Uitspraak
.Het college is, met bericht, niet verschenen.
Centrale Raad van Beroep
In deze zaak heeft de Centrale Raad van Beroep op 20 januari 2016 uitspraak gedaan in hoger beroep over de afwijzing van een verzoek om een nieuwe, aangepaste rolstoelbus en de beëindiging van de tegemoetkoming in de vervoerskosten voor een betrokkene die lijdt aan het syndroom postpolio (PPS). De Raad oordeelt dat het college van burgemeester en wethouders van Zoetermeer niet voldoende heeft onderbouwd waarom betrokkene geen recht heeft op de gevraagde voorzieningen. De Raad stelt vast dat er een gebrek aan medische grondslag is in de besluitvorming van het college. De rechtbank had eerder het beroep van betrokkene gegrond verklaard en het bestreden besluit vernietigd, omdat het college niet was ingegaan op het beroep van betrokkene op het overgangsrecht in de WMO-verordening. De Raad draagt het college op om de gebreken in het besluit te herstellen door een nader medisch onderzoek uit te voeren, waarbij de specifieke beperkingen van betrokkene in kaart worden gebracht.

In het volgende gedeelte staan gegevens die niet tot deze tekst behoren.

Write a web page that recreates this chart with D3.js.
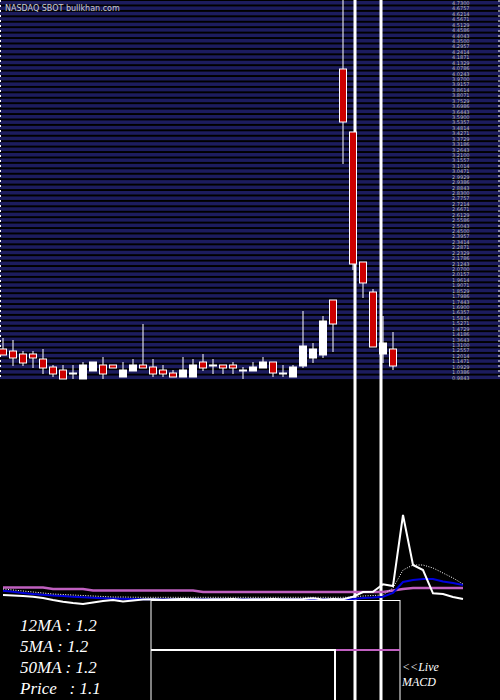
<!DOCTYPE html><html><head><meta charset="utf-8">
<script src="https://cdn.jsdelivr.net/npm/d3@7"></script>
<style>body{margin:0;background:#000}</style></head><body>
<svg id="c" width="500" height="700"></svg>
<script>
const opens =[1.27,1.25,1.22,1.22,1.17,1.09,1.06,1.03,0.97,1.05,1.11,1.11,0.99,1.05,1.11,1.09,1.06,1.03,0.99,0.99,1.14,1.11,1.11,1.11,1.06,1.05,1.08,1.14,1.03,0.99,1.10,1.18,1.21,1.76,4.07,3.44,2.14,1.84,1.22,1.27];
const highs =[1.38,1.36,1.25,1.25,1.27,1.11,1.11,1.11,1.14,1.14,1.19,1.11,1.14,1.17,1.52,1.17,1.11,1.06,1.19,1.17,1.22,1.17,1.11,1.14,1.09,1.14,1.19,1.14,1.11,1.11,1.65,1.33,1.60,1.76,4.96,3.44,2.14,1.87,1.60,1.44];
const lows  =[1.21,1.10,1.10,1.08,1.02,0.99,0.97,0.97,0.97,1.05,0.97,1.08,0.99,1.05,1.08,0.99,0.99,0.99,0.99,0.99,1.05,1.02,1.02,1.02,0.97,1.05,1.08,0.99,0.99,0.99,1.08,1.13,1.18,1.24,3.12,2.06,1.78,1.29,1.13,1.06];
const closes=[1.21,1.18,1.13,1.18,1.08,1.02,0.97,1.03,1.11,1.14,1.02,1.08,1.06,1.11,1.08,1.02,1.02,0.99,1.06,1.11,1.08,1.11,1.08,1.08,1.06,1.09,1.14,1.03,1.03,1.09,1.30,1.27,1.55,1.52,3.54,2.12,1.93,1.29,1.33,1.10];
const spikeIdx=[35.2,37.8];
const maPink=[22.5,22.5,22.5,22.5,22.5,21,21,21,21,19.5,19.5,19.5,19.5,19.5,19.5,19.5,19.5,19.5,19.5,19.5,18,18,18,18,18,18,18,18,18,18,18,18,18,18,18,18,18,18,18,19.5,21,22,22,22,22,22,22];
const maBlue=[19.3,18.2,17,16,15.3,14.6,14,13.3,12.8,12.3,11.8,11.4,11.2,11,10.7,10.7,10.7,10.7,10.7,10.7,10.7,10.7,10.7,10.7,10.7,10.7,10.7,10.7,10.7,10.7,10.7,10.7,10.7,10.7,10.7,11,12,12.5,13.3,17,28,30,31,31,28.5,27,25];
const maWhite=[15,14.5,14,13.3,12,10,8.3,7,6,7.5,9,10,8.5,9.5,10.5,10.7,10.3,10.7,11,10.7,10.5,10.7,10.7,11,10.5,10.7,10.7,10.9,10.7,10.7,11,11.7,10.5,11,10.7,13.3,18,18.3,25.7,24,95,45,40,16.7,16,13,11];
const maDot=[21,20,19,18,17,16,15.5,15,14.5,14,13.5,13,13,12.8,12.7,12.7,12.7,12.7,12.7,12.7,12.7,12.7,12.7,12.7,12.7,12.7,12.7,12.7,12.7,12.7,12.7,12.7,12.7,12.7,12.7,13,14,14.5,15,22,40,45,45,42,37,32,26];
const infoLabels=["12MA : 1.2","5MA : 1.2","50MA : 1.2","Price   : 1.1"];

const svg=d3.select("#c");
const x=d3.scaleLinear().domain([0,46]).range([3,463]);
const y=d3.scaleLinear().domain([0.96,4.76]).range([380,0]);
const yl=d3.scaleLinear().domain([0,100]).range([610,510]);

svg.append("rect").attr("width",500).attr("height",700).attr("fill","#000");
// stripes
const stripeVals=d3.range(0,70);
const sy=d3.scaleLinear().domain([0,70]).range([1,381]);
svg.selectAll(".st").data(stripeVals).join("rect").attr("x",0).attr("width",500)
 .attr("y",d=>sy(d)).attr("height",3.5).attr("fill","#1c1c5e");
svg.selectAll(".tl").data(stripeVals).join("text").attr("x",452).attr("y",d=>sy(d)+4)
 .attr("font-size",5).attr("fill","#bbb").attr("font-family","DejaVu Sans")
 .text(d=>y.invert(sy(d)+2).toFixed(4));
svg.append("line").attr("x1",499).attr("x2",499).attr("y1",0).attr("y2",380).attr("stroke","#fff").attr("stroke-dasharray","2,3");
svg.append("line").attr("x1",0.5).attr("x2",0.5).attr("y1",0).attr("y2",380).attr("stroke","#fff").attr("stroke-dasharray","2,3");
svg.append("text").attr("x",5).attr("y",11).attr("font-size",8).attr("fill","#ccc").attr("font-family","DejaVu Sans").text("NASDAQ SBOT bullkhan.com");

// spikes
svg.selectAll(".sp").data(spikeIdx).join("rect").attr("x",d=>x(d)-1.5).attr("width",3).attr("y",0).attr("height",700).attr("fill","#fff");

// candles
const idx=d3.range(opens.length);
svg.selectAll(".wk").data(idx).join("line").attr("x1",i=>x(i)).attr("x2",i=>x(i))
 .attr("y1",i=>y(highs[i])).attr("y2",i=>y(lows[i])).attr("stroke","#fff");
svg.selectAll(".bd").data(idx).join("rect").attr("x",i=>x(i)-3.5).attr("width",7)
 .attr("y",i=>y(Math.max(opens[i],closes[i])))
 .attr("height",i=>Math.max(1,Math.abs(y(opens[i])-y(closes[i]))))
 .attr("fill",i=>closes[i]<opens[i]?"#cc0000":"#fff").attr("stroke","#fff");

// lower lines
const ln=d3.line().x((d,i)=>x(i)).y(d=>yl(d));
svg.append("path").attr("d",ln(maPink)).attr("fill","none").attr("stroke","#c060c0").attr("stroke-width",2.5);
svg.append("path").attr("d",ln(maBlue)).attr("fill","none").attr("stroke","#0000dd").attr("stroke-width",2);
svg.append("path").attr("d",ln(maDot)).attr("fill","none").attr("stroke","#fff").attr("stroke-width",1).attr("stroke-dasharray","1,1.5");
svg.append("path").attr("d",ln(maWhite)).attr("fill","none").attr("stroke","#fff").attr("stroke-width",2);

// box
svg.append("rect").attr("x",151).attr("y",600.5).attr("width",249).attr("height",110).attr("fill","none").attr("stroke","#fff");
svg.append("path").attr("d","M151,650H335V700").attr("fill","none").attr("stroke","#fff").attr("stroke-width",2);
svg.append("line").attr("x1",336).attr("x2",400).attr("y1",650).attr("y2",650).attr("stroke","#c060c0").attr("stroke-width",2);

svg.selectAll(".inf").data(infoLabels).join("text").attr("x",20).attr("y",(d,i)=>631+i*21)
 .attr("font-family","Liberation Serif").attr("font-style","italic").attr("font-size",17).attr("fill","#fff").attr("xml:space","preserve").text(d=>d);
svg.append("text").attr("x",402).attr("y",671).attr("font-family","Liberation Serif").attr("font-style","italic").attr("font-size",12).attr("fill","#fff").text("<<Live");
svg.append("text").attr("x",402).attr("y",686).attr("font-family","Liberation Serif").attr("font-style","italic").attr("font-size",12).attr("fill","#fff").text("MACD");
</script></body></html>
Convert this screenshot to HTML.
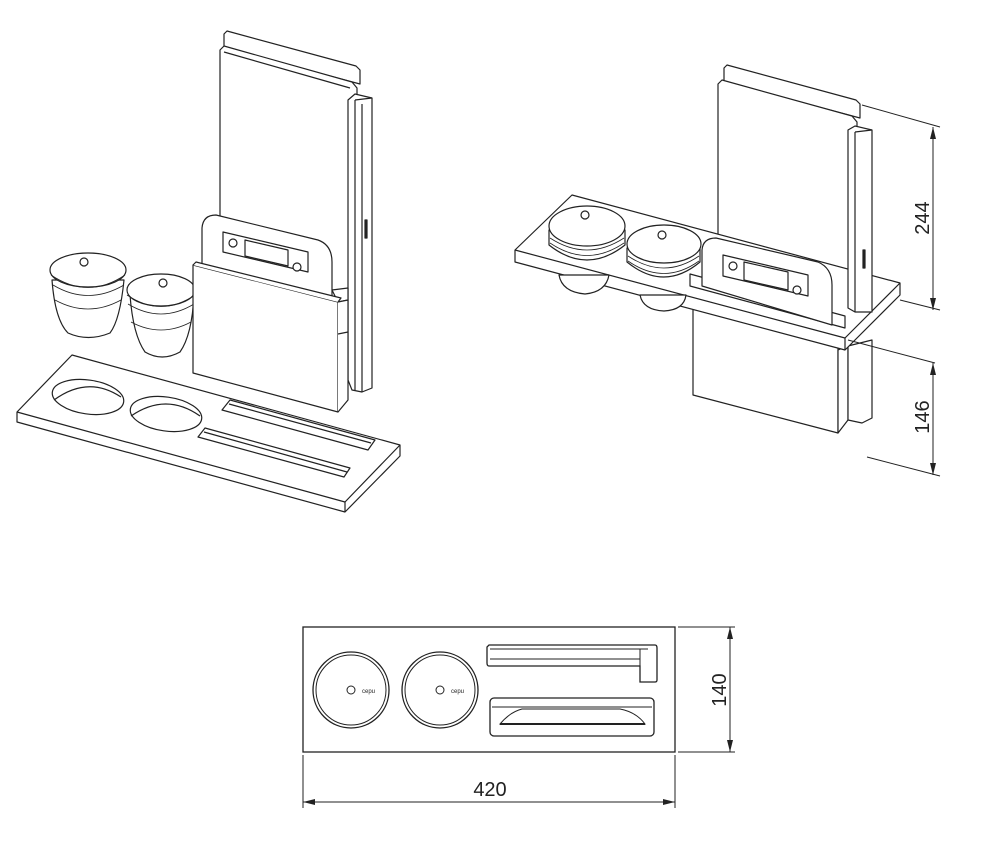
<!DOCTYPE html>
<html><head><meta charset="utf-8"><style>
html,body{margin:0;padding:0;background:#fff;}
svg{display:block;}
text{font-family:"Liberation Sans",sans-serif;fill:#222;}
</style></head><body>
<svg width="982" height="866" viewBox="0 0 982 866" xmlns="http://www.w3.org/2000/svg">
<g fill="#fff" stroke="#222" stroke-width="1.2" stroke-linejoin="round">
<!-- ===== LEFT VIEW ===== -->
<path d="M224 34 L227 31 L356 66 L360 70 L360 84 L224 48 Z"/>
<path d="M220 50 L224 46 L352 82 L357 88 L357 380 L220 380 Z"/>
<line x1="224" y1="52" x2="350" y2="88"/>
<!-- side panel -->
<path d="M348 100 L355 94 L372 98 L372 388 L362 392 L352 390 L348 380 Z"/>
<line x1="355" y1="100" x2="372" y2="98"/>
<line x1="355" y1="100" x2="355" y2="390"/>
<line x1="362" y1="104" x2="362" y2="392"/>
<rect x="365" y="220" width="2" height="18" fill="#222"/>
<!-- tray -->
<path d="M17 412 L72 355 L400 445 L400 456 L345 512 L17 422 Z"/>
<path d="M17 412 L345 502 L400 445" fill="none"/>
<line x1="345" y1="502" x2="345" y2="512"/>
<ellipse cx="88" cy="397" rx="36" ry="17" transform="rotate(8 88 397)"/>
<path d="M54 400 Q88 375 121 397" fill="none"/>
<ellipse cx="166" cy="414" rx="36" ry="17" transform="rotate(8 166 414)"/>
<path d="M131 416 Q166 392 200 416" fill="none"/>
<path d="M230 400 L375 440 L368 450 L222 410 Z"/>
<line x1="229" y1="404" x2="371" y2="443"/>
<path d="M205 428 L350 468 L344 477 L198 437 Z"/>
<line x1="204" y1="432" x2="347" y2="472"/>
<!-- cups -->
<path d="M52 280 Q55 320 68 333 Q88 342 110 333 Q120 320 124 280 Z"/>
<ellipse cx="88" cy="270" rx="38" ry="17"/>
<path d="M51 275 Q88 300 125 275 M53 285 Q88 306 124 285 M55 300 Q88 318 121 300" fill="none" stroke-width="0.8"/>
<circle cx="84" cy="262" r="4"/>
<path d="M130 295 Q133 335 145 352 Q162 362 180 352 Q192 335 194 295 Z"/>
<ellipse cx="161" cy="290" rx="34" ry="16"/>
<path d="M127 295 Q161 318 195 295 M128 304 Q161 324 194 304 M131 322 Q161 338 191 322" fill="none" stroke-width="0.8"/>
<circle cx="163" cy="283" r="4"/>
<!-- tablet -->
<path d="M202 280 L202 228 Q203 215 216 215 L318 240 Q332 245 332 262 L332 305 Z"/>
<path d="M223 232 L308 252 L308 272 L223 252 Z"/>
<path d="M245 240 L288 250 L288 266 L245 256 Z" fill="none"/>
<circle cx="233" cy="243" r="4"/><circle cx="297" cy="267" r="4"/>
<path d="M332 290 L348 288 L348 300 L338 302 Z"/>
<!-- sleeve -->
<path d="M193 265 L338 302 L338 412 L193 373 Z"/>
<path d="M193 265 L196 262 L341 298 L338 302" />
<path d="M338 302 L348 300 L348 400 L338 412" />
<line x1="338" y1="334" x2="348" y2="332"/>
<!-- ===== RIGHT VIEW ===== -->
<path d="M724 68 L727 65 L856 100 L860 104 L860 118 L724 82 Z"/>
<path d="M718 84 L722 80 L852 116 L857 122 L857 300 L718 262 Z"/>
<!-- box below -->
<path d="M693 300 L838 345 L838 433 L693 395 Z"/>
<path d="M838 350 L848 346 L848 420 L838 433 Z"/>
<path d="M848 346 L872 340 L872 418 L862 423 L848 420 Z"/>
<!-- shelf -->
<path d="M515 250 L572 195 L900 283 L900 295 L845 350 L515 262 Z"/>
<path d="M515 250 L845 338 L900 283" fill="none"/>
<line x1="845" y1="338" x2="845" y2="350"/>
<!-- side panel above shelf -->
<path d="M848 130 L855 126 L872 130 L872 312 L855 312 L848 308 Z"/>
<line x1="855" y1="132" x2="872" y2="130"/>
<line x1="855" y1="132" x2="855" y2="312"/>
<rect x="863" y="250" width="2" height="18" fill="#222"/>
<!-- cups on shelf -->
<path d="M559 275 Q562 292 585 294 Q606 292 609 275 Z"/>
<path d="M640 295 Q643 310 664 311 Q684 310 686 295 Z"/>
<path d="M549 230 L549 245 Q587 275 625 245 L625 230 Z"/>
<path d="M550 238 Q587 262 624 238 M550 243 Q587 268 624 243" fill="none" stroke-width="0.8"/>
<ellipse cx="587" cy="226" rx="38" ry="20"/>
<circle cx="585" cy="215" r="4"/>
<path d="M627 248 L627 262 Q664 292 700 262 L700 248 Z"/>
<path d="M628 256 Q664 280 699 256 M628 261 Q664 286 699 261" fill="none" stroke-width="0.8"/>
<ellipse cx="664" cy="244" rx="37" ry="19"/>
<circle cx="662" cy="235" r="4"/>
<!-- tablet in slot -->
<path d="M690 286 L845 328 L845 316 L690 274 Z" fill="none"/>
<path d="M702 286 L702 250 Q703 238 716 238 L818 262 Q832 268 832 285 L832 325 Z"/>
<path d="M723 255 L808 275 L808 296 L723 276 Z"/>
<circle cx="733" cy="266" r="4"/><circle cx="797" cy="290" r="4"/>
<path d="M744 262 L788 272 L788 290 L744 280 Z" fill="none"/>
</g>
<!-- dimensions right -->
<g stroke="#222" stroke-width="1" fill="none">
<line x1="862" y1="105" x2="940" y2="127"/>
<line x1="900" y1="300" x2="940" y2="310"/>
<line x1="848" y1="340" x2="935" y2="363"/>
<line x1="867" y1="457" x2="940" y2="476"/>
<line x1="933" y1="127" x2="933" y2="310"/>
<line x1="933" y1="363" x2="933" y2="475"/>
<!-- bottom view -->
<rect x="303" y="627" width="372" height="125" stroke-width="1.3"/>
<circle cx="351" cy="690" r="38" stroke-width="1.3"/><circle cx="351" cy="690" r="35"/>
<circle cx="351" cy="690" r="4"/>
<circle cx="440" cy="690" r="38" stroke-width="1.3"/><circle cx="440" cy="690" r="35"/>
<circle cx="440" cy="690" r="4"/>
<path d="M489 645 L655 645 Q657 645 657 648 L657 680 Q657 682 655 682 L640 682 L640 666 L489 666 Q487 666 487 663 L487 647 Z" stroke-width="1.3"/>
<line x1="490" y1="649" x2="648" y2="649"/><line x1="490" y1="659" x2="640" y2="659"/>
<line x1="640" y1="649" x2="640" y2="666"/>
<rect x="490" y="698" width="164" height="38" rx="4" stroke-width="1.3"/>
<line x1="492" y1="707" x2="652" y2="707"/>
<path d="M500 724 Q510 712 522 709 L620 709 Q636 712 645 724 Z"/>
<line x1="500" y1="724" x2="645" y2="724" stroke-width="2"/>
<line x1="303" y1="755" x2="303" y2="808"/>
<line x1="675" y1="755" x2="675" y2="808"/>
<line x1="303" y1="802" x2="675" y2="802"/>
<line x1="678" y1="627" x2="735" y2="627"/>
<line x1="678" y1="752" x2="735" y2="752"/>
<line x1="730" y1="627" x2="730" y2="752"/>
</g>
<g fill="#222">
<polygon points="933,127 930,139 936,139"/><polygon points="933,310 930,298 936,298"/>
<polygon points="933,363 930,375 936,375"/><polygon points="933,475 930,463 936,463"/>
<polygon points="303,802 315,799 315,805"/><polygon points="675,802 663,799 663,805"/>
<polygon points="730,627 727,639 733,639"/><polygon points="730,752 727,740 733,740"/>
</g>
<text x="0" y="0" font-size="20" text-anchor="middle" transform="translate(929,218) rotate(-90)">244</text>
<text x="0" y="0" font-size="20" text-anchor="middle" transform="translate(929,417) rotate(-90)">146</text>
<text x="0" y="0" font-size="20" text-anchor="middle" transform="translate(726,690) rotate(-90)">140</text>
<text x="490" y="796" font-size="20" text-anchor="middle">420</text>
<text x="362" y="693" font-size="6">cepu</text>
<text x="451" y="693" font-size="6">cepu</text>
</svg>
</body></html>
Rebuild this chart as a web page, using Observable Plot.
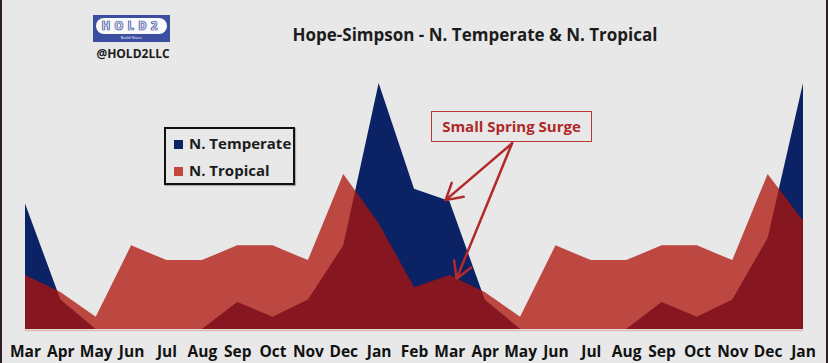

De Raad benadrukt dat het college niet heeft aangetoond dat betrokkene medisch gezien in staat is om gebruik te maken van collectief vervoer, zoals het college stelt. De Raad concludeert dat de situatie van betrokkene bijzonder is en dat hij mogelijk recht heeft op een individuele vervoersvoorziening, afhankelijk van de uitkomsten van het nader onderzoek.